Wednesday, March 8, 2017

My Man-Card Must Be Defective


And some people wonder why I'm still not married.

Today is supposed to be "International Women's Day," a time to recognize the significant contributions females make to every aspect of life as we know it on this planet.

Oddly enough, I haven't heard when "International Men's Day" is officially, but I've been told that we domineering chauvinists get to celebrate it every other day of the year.  After all, ostensibly, we control everything - especially women, according to feminists.

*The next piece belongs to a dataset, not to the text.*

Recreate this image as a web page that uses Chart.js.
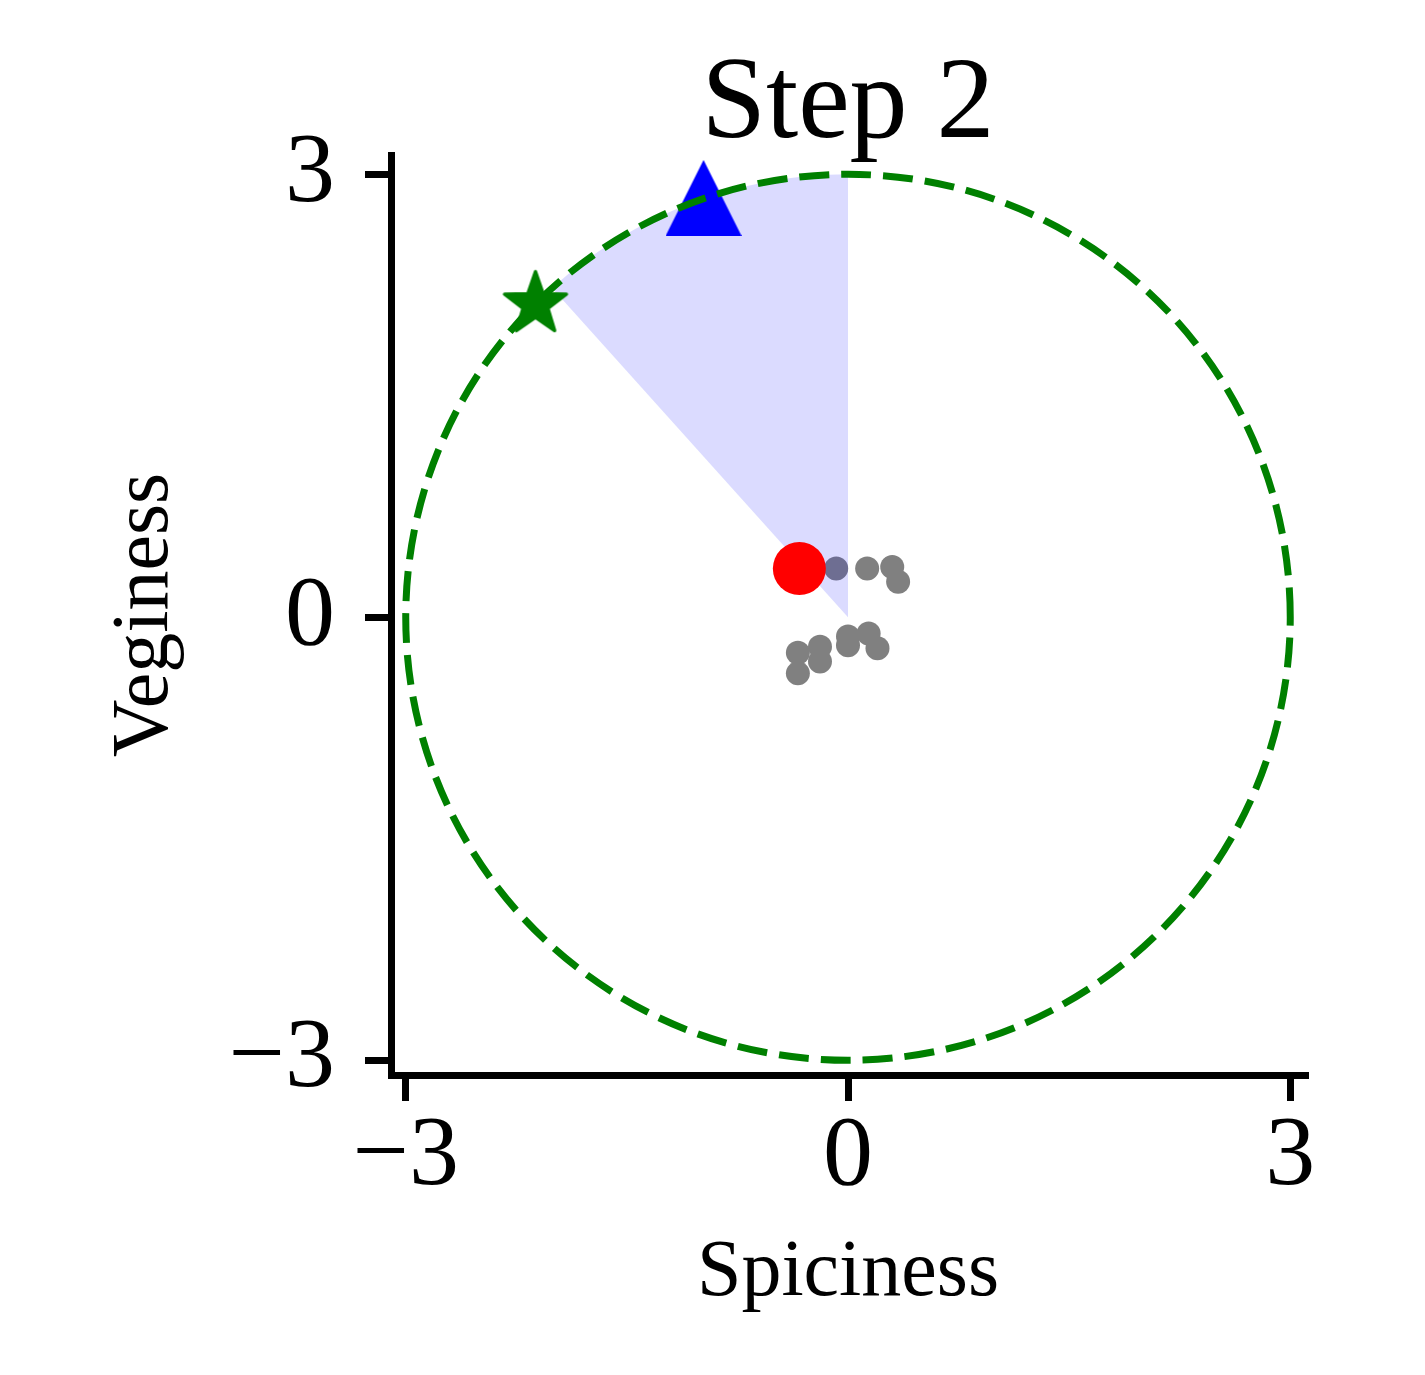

So if that was indeed the case, and that women still have to fight tooth and nail for a modicum of the recognition and respect they deserve for all of their innate merits, is dropping a token event into our calendar the best way to encourage us brutes to cut women some slack?  Are men who don't value women going to be swayed by being cajoled into a superficial acknowledgement of the value of women in society?  

To feminists, the lack of civil rights for women in many Muslim-majority countries represents ample justification for a day like today.  Yet we're here in North America.  Meanwhile, how tolerant are most people in Muslim-majority countries regarding the equality of women?  How many Muslim women advocate for their own rights?  Or how many Muslim women participate in the perpetuation of age-old standards of male domination because of their religious upbringing?

Indeed, on this "International Women's Day," consider the plight of foreign nannies in Arab countries who consider not just their male employers, but also the wives of their male employers, as capable of heinous offenses.  On that score, apparently, Muslim women might be considered equal to Muslim men.  When it comes to nannies, employed by many prosperous families across the Persian Gulf, some Muslim women "can be extremely jealous of young, innocent foreign women suddenly appearing in their house," explains a person who runs a safe house in the Arabian Peninsula for nannies fleeing abusive employers.

And speaking of women in the workplace, particularly in the West, the false narrative of unequal pay for equal work continues to find an audience.  Actually, it didn't used to be a false narrative; several decades ago, men were routinely paid higher wages than women for the same exact job.  Yet today, many studies skew their results to include comparable (not exact) jobs between men and women, which distorts what men and women actually earn.  While it remains true that women tend to hold fewer higher-paying jobs than men, it is hard to find a study that actually pinpoints instances when men are paid a higher wage for the same exact job a woman does, with all else (experience, education, etc.) being equal.

This past election cycle, America saw a women get the closest any woman ever has before to the presidency.  And some people considered it a huge blow to feminism when Hillary Clinton ultimately lost the electoral college to Donald Trump, just another WASP male.  Yet in all seriousness, if having a woman in the White House is the ultimate shattering of the proverbial glass ceiling, how many feminists would be happy with somebody the likes of Hillary being the woman to do it?  She's played off of her womanizing husband her entire political career, which is hardly the paradigm of legitimate feminist accomplishment advanced by so many liberals.

Not that Hillary isn't an accomplished woman, or that gender discrimination doesn't exist in the workplace, or that many men no longer hold chauvinistic attitudes towards women.  It's just that men usually don't rise to levels of prominence without the influence of women on their behalf.  And, as Hillary's life proves, many women benefit from the influence of at least one man in their ambitious lives.  So really, isn't it unhelpful to pit the sexes against each other with superficial platitudes?  Besides, it's not like all women are virtuous, just like all men aren't virtuous.  Not all men eagerly seek the suppression of women, and not all women live under patriarchal oppression.

Of course, I'm an evil man writing this, a ruthless demeaner of women and a privileged exerciser of so many powers over women I'm not even aware of them all.

Which, of course, might be somehow plausible if I was married, or an employer, or a father, or even a co-worker...

But as it is, if we men are supposed to be so superior, and considering my own status in life, I must be wielding my man-card all wrong.